Essa é a versão européia. A brasileira é bem diferente. A Associação Brasileira das Indústrias Exportadoras de Carne (Abiec) avaliou que essa exigência européia de restringir a apenas 300 fazendas como aptas a atender à capacidade exportadora foi "política e provocará efeito sobre o mercado". Com razão, a Abiec pergunta sobre as justificativas técnicas dessa escolha de 300 fazendas, uma vez que esse número abasteceria apenas três grandes frigoríficos europeus. O argumento da entidade era óbvio: se foram feitas exigências e estas foram atendidas, o que importa é essa capacidade de atender, que não pode ser restrita a um número fixo. Os técnicos do Ministério da Agricultura, também com razão, perguntavam como escolher 300 unidades entre 2.681 que atenderam às imposições feitas pela Comissão. Qual o critério para escolher uma e desprezar outra, se todas atenderam o que lhes foi pedido? A partir desses fatos, a diretoria da Abiec desconfiou que o objetivo real da Comissão Européia é "restringir substancialmente as nossas exportações no longo prazo".

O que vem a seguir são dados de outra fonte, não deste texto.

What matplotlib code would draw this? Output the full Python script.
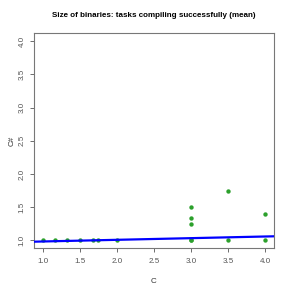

Esse é o ponto essencial em toda essa questão. As exportações de carne bovina brasileira somaram US$ 4,5 bilhões no ano passado, 15% a mais do que em 2006, conforme os dados da Abiec. O Brasil é líder do mercado mundial do produto, com participação em 182 países, dominando fatia de 32% do mercado mundial de exportações de carne. E, com forte potencial de expansão no mercado externo, pois, mesmo alcançando as condições de líder no setor, o Brasil exporta só 27% de sua produção. Nenhum outro país produtor conseguiu, na última década, um crescimento tão forte no mercado internacional: entre 1997 e 2006, o volume embarcado de carne aumentou 270% e o valor faturado, 340%, nos números fornecidos pela entidade do setor. Em 2006, o País vendeu US$ 3,5 bilhões em carne bovina e há três anos domina o mercado. Não é difícil, portanto, entender os motivos pelos quais os produtores europeus, especialmente os irlandeses e escoceses, temem a capacidade de produção e de venda dos pecuaristas brasileiros.
Em julho de 2007, técnicos da Comissão Européia visitaram o Brasil e, mais afeitos a questões objetivas e não políticas, rebateram todos os pontos apresentados pelos produtores europeus como denúncias das condições fitossanitárias do gado brasileiro, ressalvadas as exceções impostas por problemas específicos como febre aftosa. Curiosamente, quando o quadro político mudou na Comissão Européia, essa perspectiva técnica também mudou e novas exigências foram feitas até que se encontrasse a desculpa técnica possível para a imposição de proibição plena. A suspensão do embargo russo à carne brasileira feita em outubro era a melhor prova de que o Brasil tinha avançado nas condições fitossanitárias, e o ministro da Agricultura, Reinhold Stephanes, na época, inclusive declarou que essa suspensão do embargo russo ajudaria a "reverter ameaças da União Européia".
A reação do governo brasileiro até agora foi muito tímida frente ao problema. Ontem foi feita uma reunião no Ministério da Agricultura, com a presença do diretor do Departamento de Economia do Itamaraty, mas ações concretas não foram anunciadas. A Secretaria da Agricultura de São Paulo foi em outra direção e falou em representação junto à Organização Mundial do Comércio porque "ficou claro que a decisão européia é política e não técnica e, se o Brasil confia na sua sanidade, realmente o Itamaraty tem de endurecer as negociações". É um fato que os métodos conciliatórios utilizados pela diplomacia brasileira até o momento mostraram-se frágeis e permitiram retaliações dos concorrentes europeus que não conseguem competir com a produção nacional. Está na hora de o Itamaraty mudar de método.